* RECORDED DATA *
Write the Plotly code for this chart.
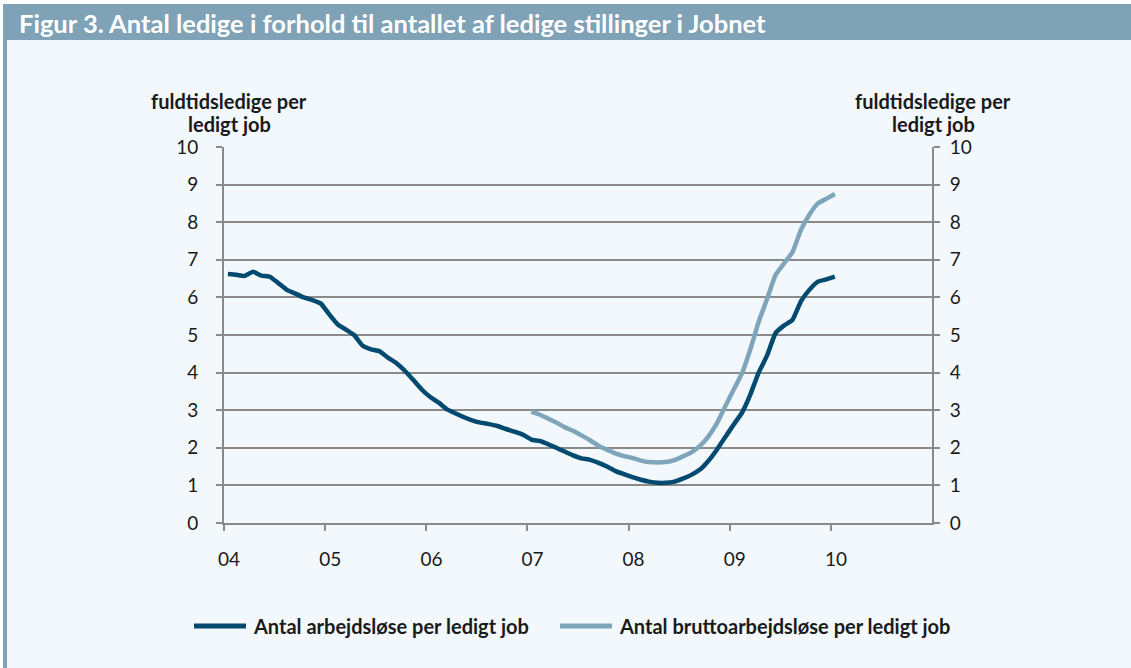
import plotly.graph_objects as go

# ---------------- data ----------------
months = [f"{2004 + i // 12}-{i % 12 + 1:02d}-15" for i in range(73)]

arbejdsloese = [
    6.62, 6.60, 6.57, 6.68, 6.58, 6.55, 6.38, 6.20, 6.10, 6.00, 5.93, 5.84,
    5.55, 5.28, 5.15, 5.00, 4.72, 4.62, 4.57, 4.40, 4.25, 4.05, 3.80, 3.55,
    3.35, 3.20, 3.03, 2.92, 2.82, 2.73, 2.67, 2.63, 2.58, 2.50, 2.43, 2.35,
    2.22, 2.18, 2.10, 2.00, 1.90, 1.80, 1.72, 1.68, 1.60, 1.50, 1.38, 1.30,
    1.22, 1.15, 1.10, 1.07, 1.07, 1.10, 1.18, 1.28, 1.42, 1.65, 1.95, 2.28,
    2.62, 2.95, 3.40, 4.00, 4.45, 5.05, 5.25, 5.40, 5.90, 6.20, 6.42, 6.48,
    6.55,
]

brutto_months = months[36:]
bruttoarbejdsloese = [
    2.96, 2.88, 2.78, 2.67, 2.55, 2.45, 2.33, 2.20, 2.05, 1.95, 1.85, 1.78,
    1.73, 1.66, 1.62, 1.61, 1.62, 1.67, 1.77, 1.88, 2.05, 2.30, 2.65, 3.10,
    3.55, 4.00, 4.60, 5.35, 5.95, 6.60, 6.90, 7.20, 7.80, 8.20, 8.50, 8.62,
    8.75,
]

year_ticks = [f"{y}-01-01" for y in range(2004, 2011)]
year_labels = ["04", "05", "06", "07", "08", "09", "10"]
y_ticks = list(range(0, 11))

series_names = ["Antal arbejdsløse per ledigt job", "Antal bruttoarbejdsløse per ledigt job"]
title_text = "Figur 3. Antal ledige i forhold til antallet af ledige stillinger i Jobnet"
axis_title_lines = ["fuldtidsledige per", "ledigt job"]

# ---------------- style ----------------
W, H = 1131, 668
L, R, T, B = 224, 199, 147, 145
PW, PH = W - L - R, H - T - B

DARK = "#004a70"
LIGHT = "#7fa5bb"
BAR = "#7fa2b7"
BG = "#f3f8fc"
GRID = "#8a8a8a"
TXT = "#1a1a1a"
FONT = "Lato, 'Open Sans', sans-serif"
series_colors = [DARK, LIGHT]


def px_x(p):
    return (p - L) / PW


def px_y(p):
    return (H - B - p) / PH


fig = go.Figure()
fig.add_trace(go.Scatter(x=months, y=arbejdsloese, mode="lines", name=series_names[0],
                         line=dict(color=DARK, width=4.5, shape="spline", smoothing=0.4)))
fig.add_trace(go.Scatter(x=brutto_months, y=bruttoarbejdsloese, mode="lines", name=series_names[1],
                         line=dict(color=LIGHT, width=4.5, shape="spline", smoothing=0.4)))
# invisible trace to activate the right-hand axis
fig.add_trace(go.Scatter(x=[months[0]], y=[0], yaxis="y2", mode="markers",
                         marker=dict(opacity=0), showlegend=False, hoverinfo="skip"))

shapes = [
    dict(type="rect", xref="paper", yref="paper", x0=px_x(7), x1=px_x(W), y0=px_y(H), y1=px_y(40),
         fillcolor=BG, line=dict(width=0), layer="below"),
    dict(type="rect", xref="paper", yref="paper", x0=px_x(3), x1=px_x(W), y0=px_y(40), y1=px_y(4),
         fillcolor=BAR, line=dict(width=0), layer="below"),
    dict(type="rect", xref="paper", yref="paper", x0=px_x(3), x1=px_x(7), y0=px_y(H), y1=px_y(40),
         fillcolor=BAR, line=dict(width=0), layer="below"),
]

annotations = [
    dict(text=f"<b>{title_text}</b>", xref="paper", yref="paper", x=px_x(17), y=px_y(23),
         xanchor="left", yanchor="middle", showarrow=False,
         font=dict(family=FONT, size=25.5, color="white")),
]
for cx in (229, 933):
    for line_text, cy in zip(axis_title_lines, (101, 124)):
        annotations.append(dict(text=f"<b>{line_text}</b>", xref="paper", yref="paper",
                                x=px_x(cx), y=px_y(cy), xanchor="center", yanchor="middle",
                                showarrow=False, font=dict(family=FONT, size=20, color=TXT)))

# hand-drawn legend (one row, as in the reference)
legend_y = 626
for name, color, (lx0, lx1, tx) in zip(series_names, series_colors, [(194, 246, 251), (560, 612, 617)]):
    shapes.append(dict(type="line", xref="paper", yref="paper",
                       x0=px_x(lx0), x1=px_x(lx1), y0=px_y(legend_y), y1=px_y(legend_y),
                       line=dict(color=color, width=5)))
    annotations.append(dict(text=f"<b>{name}</b>", xref="paper", yref="paper",
                            x=px_x(tx), y=px_y(legend_y), xanchor="left", yanchor="middle",
                            showarrow=False, font=dict(family=FONT, size=20, color=TXT)))

fig.update_layout(
    width=W, height=H,
    margin=dict(l=L, r=R, t=T, b=B, autoexpand=False),
    paper_bgcolor="white",
    plot_bgcolor=BG,
    font=dict(family=FONT, size=19, color=TXT),
    shapes=shapes,
    annotations=annotations,
    showlegend=False,
    xaxis=dict(type="date", range=["2004-01-01", "2011-01-01"], tickvals=year_ticks,
               ticktext=year_labels, showgrid=False, zeroline=False,
               showline=True, linecolor=GRID, linewidth=2,
               ticks="outside", ticklen=6, tickwidth=1.5, tickcolor=GRID,
               ticklabelstandoff=12, ticklabelshift=5,
               tickfont=dict(family=FONT, size=19, color=TXT)),
    yaxis=dict(range=[0, 10], tickvals=y_ticks, showgrid=True, gridcolor=GRID, gridwidth=1.5,
               zeroline=False, showline=True, linecolor=GRID, linewidth=2,
               ticks="outside", ticklen=6, tickwidth=1.5, tickcolor=GRID,
               ticklabelstandoff=14,
               tickfont=dict(family=FONT, size=19, color=TXT)),
    yaxis2=dict(range=[0, 10], tickvals=y_ticks, overlaying="y", side="right",
                showgrid=False, zeroline=False, showline=True, linecolor=GRID, linewidth=2,
                ticks="outside", ticklen=6, tickwidth=1.5, tickcolor=GRID,
                ticklabelstandoff=6,
                tickfont=dict(family=FONT, size=19, color=TXT)),
)

fig.write_html(
    "out.html",
    config={"displayModeBar": False},
    post_script="document.body.style.margin='0';document.documentElement.style.overflow='hidden';",
)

* GIVEN TASK *
Retype the data above exactly; pictures are not part of the copy.

* OUTPUT *
Write the Plotly code for this chart.
import plotly.graph_objects as go

# ---------------- data ----------------
months = [f"{2004 + i // 12}-{i % 12 + 1:02d}-15" for i in range(73)]

arbejdsloese = [
    6.62, 6.60, 6.57, 6.68, 6.58, 6.55, 6.38, 6.20, 6.10, 6.00, 5.93, 5.84,
    5.55, 5.28, 5.15, 5.00, 4.72, 4.62, 4.57, 4.40, 4.25, 4.05, 3.80, 3.55,
    3.35, 3.20, 3.03, 2.92, 2.82, 2.73, 2.67, 2.63, 2.58, 2.50, 2.43, 2.35,
    2.22, 2.18, 2.10, 2.00, 1.90, 1.80, 1.72, 1.68, 1.60, 1.50, 1.38, 1.30,
    1.22, 1.15, 1.10, 1.07, 1.07, 1.10, 1.18, 1.28, 1.42, 1.65, 1.95, 2.28,
    2.62, 2.95, 3.40, 4.00, 4.45, 5.05, 5.25, 5.40, 5.90, 6.20, 6.42, 6.48,
    6.55,
]

brutto_months = months[36:]
bruttoarbejdsloese = [
    2.96, 2.88, 2.78, 2.67, 2.55, 2.45, 2.33, 2.20, 2.05, 1.95, 1.85, 1.78,
    1.73, 1.66, 1.62, 1.61, 1.62, 1.67, 1.77, 1.88, 2.05, 2.30, 2.65, 3.10,
    3.55, 4.00, 4.60, 5.35, 5.95, 6.60, 6.90, 7.20, 7.80, 8.20, 8.50, 8.62,
    8.75,
]

year_ticks = [f"{y}-01-01" for y in range(2004, 2011)]
year_labels = ["04", "05", "06", "07", "08", "09", "10"]
y_ticks = list(range(0, 11))

series_names = ["Antal arbejdsløse per ledigt job", "Antal bruttoarbejdsløse per ledigt job"]
title_text = "Figur 3. Antal ledige i forhold til antallet af ledige stillinger i Jobnet"
axis_title_lines = ["fuldtidsledige per", "ledigt job"]

# ---------------- style ----------------
W, H = 1131, 668
L, R, T, B = 224, 199, 147, 145
PW, PH = W - L - R, H - T - B

DARK = "#004a70"
LIGHT = "#7fa5bb"
BAR = "#7fa2b7"
BG = "#f3f8fc"
GRID = "#8a8a8a"
TXT = "#1a1a1a"
FONT = "Lato, 'Open Sans', sans-serif"
series_colors = [DARK, LIGHT]


def px_x(p):
    return (p - L) / PW


def px_y(p):
    return (H - B - p) / PH


fig = go.Figure()
fig.add_trace(go.Scatter(x=months, y=arbejdsloese, mode="lines", name=series_names[0],
                         line=dict(color=DARK, width=4.5, shape="spline", smoothing=0.4)))
fig.add_trace(go.Scatter(x=brutto_months, y=bruttoarbejdsloese, mode="lines", name=series_names[1],
                         line=dict(color=LIGHT, width=4.5, shape="spline", smoothing=0.4)))
# invisible trace to activate the right-hand axis
fig.add_trace(go.Scatter(x=[months[0]], y=[0], yaxis="y2", mode="markers",
                         marker=dict(opacity=0), showlegend=False, hoverinfo="skip"))

shapes = [
    dict(type="rect", xref="paper", yref="paper", x0=px_x(7), x1=px_x(W), y0=px_y(H), y1=px_y(40),
         fillcolor=BG, line=dict(width=0), layer="below"),
    dict(type="rect", xref="paper", yref="paper", x0=px_x(3), x1=px_x(W), y0=px_y(40), y1=px_y(4),
         fillcolor=BAR, line=dict(width=0), layer="below"),
    dict(type="rect", xref="paper", yref="paper", x0=px_x(3), x1=px_x(7), y0=px_y(H), y1=px_y(40),
         fillcolor=BAR, line=dict(width=0), layer="below"),
]

annotations = [
    dict(text=f"<b>{title_text}</b>", xref="paper", yref="paper", x=px_x(17), y=px_y(23),
         xanchor="left", yanchor="middle", showarrow=False,
         font=dict(family=FONT, size=25.5, color="white")),
]
for cx in (229, 933):
    for line_text, cy in zip(axis_title_lines, (101, 124)):
        annotations.append(dict(text=f"<b>{line_text}</b>", xref="paper", yref="paper",
                                x=px_x(cx), y=px_y(cy), xanchor="center", yanchor="middle",
                                showarrow=False, font=dict(family=FONT, size=20, color=TXT)))

# hand-drawn legend (one row, as in the reference)
legend_y = 626
for name, color, (lx0, lx1, tx) in zip(series_names, series_colors, [(194, 246, 251), (560, 612, 617)]):
    shapes.append(dict(type="line", xref="paper", yref="paper",
                       x0=px_x(lx0), x1=px_x(lx1), y0=px_y(legend_y), y1=px_y(legend_y),
                       line=dict(color=color, width=5)))
    annotations.append(dict(text=f"<b>{name}</b>", xref="paper", yref="paper",
                            x=px_x(tx), y=px_y(legend_y), xanchor="left", yanchor="middle",
                            showarrow=False, font=dict(family=FONT, size=20, color=TXT)))

fig.update_layout(
    width=W, height=H,
    margin=dict(l=L, r=R, t=T, b=B, autoexpand=False),
    paper_bgcolor="white",
    plot_bgcolor=BG,
    font=dict(family=FONT, size=19, color=TXT),
    shapes=shapes,
    annotations=annotations,
    showlegend=False,
    xaxis=dict(type="date", range=["2004-01-01", "2011-01-01"], tickvals=year_ticks,
               ticktext=year_labels, showgrid=False, zeroline=False,
               showline=True, linecolor=GRID, linewidth=2,
               ticks="outside", ticklen=6, tickwidth=1.5, tickcolor=GRID,
               ticklabelstandoff=12, ticklabelshift=5,
               tickfont=dict(family=FONT, size=19, color=TXT)),
    yaxis=dict(range=[0, 10], tickvals=y_ticks, showgrid=True, gridcolor=GRID, gridwidth=1.5,
               zeroline=False, showline=True, linecolor=GRID, linewidth=2,
               ticks="outside", ticklen=6, tickwidth=1.5, tickcolor=GRID,
               ticklabelstandoff=14,
               tickfont=dict(family=FONT, size=19, color=TXT)),
    yaxis2=dict(range=[0, 10], tickvals=y_ticks, overlaying="y", side="right",
                showgrid=False, zeroline=False, showline=True, linecolor=GRID, linewidth=2,
                ticks="outside", ticklen=6, tickwidth=1.5, tickcolor=GRID,
                ticklabelstandoff=6,
                tickfont=dict(family=FONT, size=19, color=TXT)),
)

fig.write_html(
    "out.html",
    config={"displayModeBar": False},
    post_script="document.body.style.margin='0';document.documentElement.style.overflow='hidden';",
)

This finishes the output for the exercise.